Tip #2 – Take Advantage of Credit Cards
Assuming you have a credit card with no debt that you pay in full each month, try to use it to pay your other bills on time.
If you don’t trust yourself with credit cards or have outstanding credit card debt, skip this tip and move on.
But if you don’t have any issues with credit, this can be a great way to avoid late payments and make sure everything is paid on time.
Plus, plenty of credit cards will still offer you reward points for these types of transactions.
For those who usually time their bills to their paychecks, using a credit card can also help avoid potential overdraft fees.
Again, please please please only do this if you can (and are) paying off this card in full.
Tip #3 – Automate Any Bill That Saves You Money
Some billers will actually give you a discount for setting up autopay.
When I had student debt, my old student loan payments were reduced by a quarter percentage and our current cell phone provider gives us a $10 discount per month when we use autopay from our bank account.
It’s not necessarily a lot, but every extra dollar adds up.
Check with your billers and see if you can pay less by automating things.
5 – Automatically Pay Your Credit Card Balances
This has been by far the most difficult automation for me.
We pay for all our typical monthly expenses and living expenses on our credit card accounts, so we have a pretty hefty credit card payment each month.
But because we also make our purchases across several cards to take advantage of different rewards programs, it can get pretty complicated to keep track of due dates.
I finally bit the bullet and automated our credit card payments this past year and it has been amazing.
The trick with automating your credit card payments is to make sure you’ll have the funds available. If your account balance is always trending low, get that sorted first.
I had to learn to trust my budget (and live according to it) before I was comfortable with this.

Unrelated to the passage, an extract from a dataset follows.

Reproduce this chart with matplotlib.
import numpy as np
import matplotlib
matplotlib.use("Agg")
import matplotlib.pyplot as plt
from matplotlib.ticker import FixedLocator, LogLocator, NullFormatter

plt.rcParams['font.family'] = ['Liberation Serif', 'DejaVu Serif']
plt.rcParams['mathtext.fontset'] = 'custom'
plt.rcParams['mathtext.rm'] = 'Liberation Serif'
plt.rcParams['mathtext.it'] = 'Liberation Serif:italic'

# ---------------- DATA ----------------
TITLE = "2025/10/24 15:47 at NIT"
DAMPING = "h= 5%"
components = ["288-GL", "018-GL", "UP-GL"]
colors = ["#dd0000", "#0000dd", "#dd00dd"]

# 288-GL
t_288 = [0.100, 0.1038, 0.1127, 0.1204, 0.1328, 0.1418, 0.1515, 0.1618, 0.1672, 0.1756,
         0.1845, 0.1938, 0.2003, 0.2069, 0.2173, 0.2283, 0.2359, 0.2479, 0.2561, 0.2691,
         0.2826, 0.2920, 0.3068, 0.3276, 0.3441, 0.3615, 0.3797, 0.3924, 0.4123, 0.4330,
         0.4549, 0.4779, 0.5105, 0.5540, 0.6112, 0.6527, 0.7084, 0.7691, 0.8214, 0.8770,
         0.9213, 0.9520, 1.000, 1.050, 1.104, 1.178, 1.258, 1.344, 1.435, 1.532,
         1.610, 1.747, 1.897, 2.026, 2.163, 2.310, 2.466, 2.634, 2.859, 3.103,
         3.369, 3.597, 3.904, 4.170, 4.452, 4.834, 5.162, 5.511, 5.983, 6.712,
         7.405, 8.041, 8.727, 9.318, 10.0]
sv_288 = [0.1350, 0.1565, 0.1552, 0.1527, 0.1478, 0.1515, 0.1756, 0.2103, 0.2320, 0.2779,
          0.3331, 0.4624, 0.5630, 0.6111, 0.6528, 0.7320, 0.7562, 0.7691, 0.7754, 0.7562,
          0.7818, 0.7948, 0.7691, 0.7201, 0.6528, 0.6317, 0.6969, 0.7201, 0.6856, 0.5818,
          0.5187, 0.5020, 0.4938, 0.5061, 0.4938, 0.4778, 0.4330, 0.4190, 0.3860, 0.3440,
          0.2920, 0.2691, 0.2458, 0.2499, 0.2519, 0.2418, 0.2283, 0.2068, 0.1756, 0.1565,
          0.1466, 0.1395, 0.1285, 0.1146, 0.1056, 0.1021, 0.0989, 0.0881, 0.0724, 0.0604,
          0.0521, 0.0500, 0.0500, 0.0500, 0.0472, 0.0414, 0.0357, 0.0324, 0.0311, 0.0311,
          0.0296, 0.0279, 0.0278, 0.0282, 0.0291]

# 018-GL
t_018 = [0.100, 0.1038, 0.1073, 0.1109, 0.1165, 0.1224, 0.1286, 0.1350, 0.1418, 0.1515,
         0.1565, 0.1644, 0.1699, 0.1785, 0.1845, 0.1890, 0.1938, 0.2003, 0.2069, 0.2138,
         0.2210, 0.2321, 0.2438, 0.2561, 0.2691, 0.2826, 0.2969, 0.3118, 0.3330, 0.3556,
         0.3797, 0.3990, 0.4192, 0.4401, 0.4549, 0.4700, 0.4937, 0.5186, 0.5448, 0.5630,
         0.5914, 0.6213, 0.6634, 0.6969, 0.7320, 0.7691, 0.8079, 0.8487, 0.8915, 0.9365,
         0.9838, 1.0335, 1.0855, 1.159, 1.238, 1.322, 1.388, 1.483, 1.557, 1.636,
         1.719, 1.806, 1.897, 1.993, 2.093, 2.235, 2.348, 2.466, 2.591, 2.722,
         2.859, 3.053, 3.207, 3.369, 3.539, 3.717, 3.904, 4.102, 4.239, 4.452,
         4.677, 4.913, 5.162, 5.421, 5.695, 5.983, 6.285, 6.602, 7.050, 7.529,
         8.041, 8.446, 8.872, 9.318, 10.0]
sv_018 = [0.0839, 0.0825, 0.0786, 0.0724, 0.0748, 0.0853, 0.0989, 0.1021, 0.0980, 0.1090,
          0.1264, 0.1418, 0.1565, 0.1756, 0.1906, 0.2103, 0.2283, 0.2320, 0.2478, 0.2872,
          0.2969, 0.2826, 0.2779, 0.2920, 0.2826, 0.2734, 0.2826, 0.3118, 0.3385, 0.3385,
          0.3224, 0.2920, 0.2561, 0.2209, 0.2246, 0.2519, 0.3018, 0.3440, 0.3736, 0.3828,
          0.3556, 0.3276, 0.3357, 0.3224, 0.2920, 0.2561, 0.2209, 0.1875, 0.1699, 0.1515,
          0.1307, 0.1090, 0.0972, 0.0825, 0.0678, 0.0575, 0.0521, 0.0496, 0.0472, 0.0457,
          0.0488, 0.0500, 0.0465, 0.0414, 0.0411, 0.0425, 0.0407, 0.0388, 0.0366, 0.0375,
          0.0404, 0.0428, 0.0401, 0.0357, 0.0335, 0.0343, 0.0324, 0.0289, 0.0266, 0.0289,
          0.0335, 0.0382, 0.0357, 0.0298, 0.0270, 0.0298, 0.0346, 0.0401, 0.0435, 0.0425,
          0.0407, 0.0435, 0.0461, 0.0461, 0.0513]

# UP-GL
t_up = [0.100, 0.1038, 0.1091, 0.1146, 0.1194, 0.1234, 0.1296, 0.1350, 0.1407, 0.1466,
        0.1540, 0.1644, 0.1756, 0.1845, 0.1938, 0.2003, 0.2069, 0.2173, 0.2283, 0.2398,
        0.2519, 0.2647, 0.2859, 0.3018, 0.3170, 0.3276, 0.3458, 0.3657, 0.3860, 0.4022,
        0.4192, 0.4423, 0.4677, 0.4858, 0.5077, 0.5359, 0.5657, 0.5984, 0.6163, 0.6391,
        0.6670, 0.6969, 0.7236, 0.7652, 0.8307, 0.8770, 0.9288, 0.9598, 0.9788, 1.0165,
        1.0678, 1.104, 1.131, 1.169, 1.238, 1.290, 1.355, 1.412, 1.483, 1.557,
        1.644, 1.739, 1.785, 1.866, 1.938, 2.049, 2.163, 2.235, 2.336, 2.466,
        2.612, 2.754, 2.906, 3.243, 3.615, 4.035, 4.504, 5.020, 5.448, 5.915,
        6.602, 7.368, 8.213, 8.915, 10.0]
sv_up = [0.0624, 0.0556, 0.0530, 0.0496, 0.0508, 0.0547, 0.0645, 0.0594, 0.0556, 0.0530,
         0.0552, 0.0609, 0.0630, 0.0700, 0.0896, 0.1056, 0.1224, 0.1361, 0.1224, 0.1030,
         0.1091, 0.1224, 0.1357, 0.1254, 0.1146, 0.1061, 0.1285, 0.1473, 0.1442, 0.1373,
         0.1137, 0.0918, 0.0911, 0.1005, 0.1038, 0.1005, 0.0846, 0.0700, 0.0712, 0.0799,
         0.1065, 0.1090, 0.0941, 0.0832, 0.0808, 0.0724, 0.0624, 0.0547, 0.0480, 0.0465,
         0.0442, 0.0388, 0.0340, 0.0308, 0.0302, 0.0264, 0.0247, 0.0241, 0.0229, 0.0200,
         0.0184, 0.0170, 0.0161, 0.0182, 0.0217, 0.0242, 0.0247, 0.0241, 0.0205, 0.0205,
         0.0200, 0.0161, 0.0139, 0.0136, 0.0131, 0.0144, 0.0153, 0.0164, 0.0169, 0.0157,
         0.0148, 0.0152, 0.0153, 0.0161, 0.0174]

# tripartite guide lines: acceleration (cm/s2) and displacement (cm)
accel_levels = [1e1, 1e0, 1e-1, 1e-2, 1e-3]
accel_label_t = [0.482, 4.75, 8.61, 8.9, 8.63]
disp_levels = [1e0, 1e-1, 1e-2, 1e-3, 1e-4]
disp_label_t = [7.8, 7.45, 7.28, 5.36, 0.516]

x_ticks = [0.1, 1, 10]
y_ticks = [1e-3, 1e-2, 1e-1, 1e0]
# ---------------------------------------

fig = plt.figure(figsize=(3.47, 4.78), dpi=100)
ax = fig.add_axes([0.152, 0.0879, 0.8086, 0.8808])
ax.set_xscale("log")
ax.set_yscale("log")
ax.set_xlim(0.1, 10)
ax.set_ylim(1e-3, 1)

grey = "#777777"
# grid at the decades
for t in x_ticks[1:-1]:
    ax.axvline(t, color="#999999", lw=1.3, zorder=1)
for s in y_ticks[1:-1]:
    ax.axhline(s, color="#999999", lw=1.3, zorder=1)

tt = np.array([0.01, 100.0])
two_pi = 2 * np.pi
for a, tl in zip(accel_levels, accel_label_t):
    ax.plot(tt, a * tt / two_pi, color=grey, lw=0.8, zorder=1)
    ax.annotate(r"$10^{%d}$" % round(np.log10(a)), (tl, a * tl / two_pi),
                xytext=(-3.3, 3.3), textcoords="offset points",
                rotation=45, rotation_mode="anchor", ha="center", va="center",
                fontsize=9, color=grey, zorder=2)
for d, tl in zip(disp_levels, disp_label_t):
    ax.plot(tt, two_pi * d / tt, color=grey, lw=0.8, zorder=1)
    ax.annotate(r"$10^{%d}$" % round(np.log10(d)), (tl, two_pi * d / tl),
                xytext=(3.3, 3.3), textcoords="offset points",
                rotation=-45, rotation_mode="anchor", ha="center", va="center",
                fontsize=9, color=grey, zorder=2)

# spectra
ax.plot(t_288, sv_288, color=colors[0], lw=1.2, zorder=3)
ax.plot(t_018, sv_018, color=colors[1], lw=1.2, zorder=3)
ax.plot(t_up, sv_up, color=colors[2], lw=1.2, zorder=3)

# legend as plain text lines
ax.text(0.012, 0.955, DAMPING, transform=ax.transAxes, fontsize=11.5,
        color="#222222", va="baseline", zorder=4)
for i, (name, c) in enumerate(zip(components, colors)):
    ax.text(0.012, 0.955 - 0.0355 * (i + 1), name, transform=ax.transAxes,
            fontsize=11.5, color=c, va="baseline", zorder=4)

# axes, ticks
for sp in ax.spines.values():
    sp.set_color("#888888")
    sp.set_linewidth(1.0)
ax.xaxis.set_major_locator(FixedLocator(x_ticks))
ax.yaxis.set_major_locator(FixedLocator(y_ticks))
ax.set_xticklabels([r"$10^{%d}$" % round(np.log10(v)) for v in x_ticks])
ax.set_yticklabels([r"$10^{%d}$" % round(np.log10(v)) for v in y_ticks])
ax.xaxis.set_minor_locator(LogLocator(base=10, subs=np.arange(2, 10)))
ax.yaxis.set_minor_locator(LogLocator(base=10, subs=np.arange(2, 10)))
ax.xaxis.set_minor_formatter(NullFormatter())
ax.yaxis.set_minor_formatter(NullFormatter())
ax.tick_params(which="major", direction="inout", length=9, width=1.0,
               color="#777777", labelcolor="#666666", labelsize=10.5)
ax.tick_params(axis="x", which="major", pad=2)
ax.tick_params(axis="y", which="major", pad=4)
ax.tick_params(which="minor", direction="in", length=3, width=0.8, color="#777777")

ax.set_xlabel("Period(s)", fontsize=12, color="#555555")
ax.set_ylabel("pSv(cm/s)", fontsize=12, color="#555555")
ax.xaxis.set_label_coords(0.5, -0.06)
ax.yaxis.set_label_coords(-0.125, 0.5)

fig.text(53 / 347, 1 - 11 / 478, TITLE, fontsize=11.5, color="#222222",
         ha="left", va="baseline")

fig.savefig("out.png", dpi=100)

If you don’t have a budget or don’t trust yourself to pay things in full, I’d still suggest setting up an automatic payment for at least the monthly minimum amount due.
This will ensure you don’t get hit with any late fees or penalties. That alone can save you hundreds of dollars a year and give you a little peace of mind.
Plus, there’s nothing preventing you from making additional payments as needed.
Even though I’ve automated the regular payments for my cards, I still manually go in each week and pay my balances down.
I mainly do it to keep my credit score high, but it’s also a way to maintain more awareness of our everyday spending and financial decisions.
If you know you can pay your credit cards but the timing is a bit tricky, use my monthly bill calendar to map out when everything comes due in relation to your pay.
Then, if you need to, give the credit card company a call and see if they’ll move your billing date.
The vast majority of creditors have no problem doing that.
Time to Go Automate Your Finances
It’s not always easy to trust the banks or lenders with your data. Or to trust yourself to stay on budget.
But I truly believe automating our finances has been one of the best money decisions I’ve ever made and has been a huge part of our financial success.
I know it can be a big hurdle to automate your finances, but having your money on autopilot is a freeing feeling.
It seems somewhat counter-intuitive, but financial automation forced us to take more control of our money and really assess our spending habits.
We had to make sure there was enough cash to cover everything being automated so we became more aware of our spending and category balances.
Automation has helped us take control of our spending, trust our budget, pay off our debt, build our savings, and maybe most importantly, remove the stress around keeping track of bills and due dates.
Overall, automation has drastically improved our entire financial life.
If you want to automate your finances, start with the ways above and let me know how it goes for you!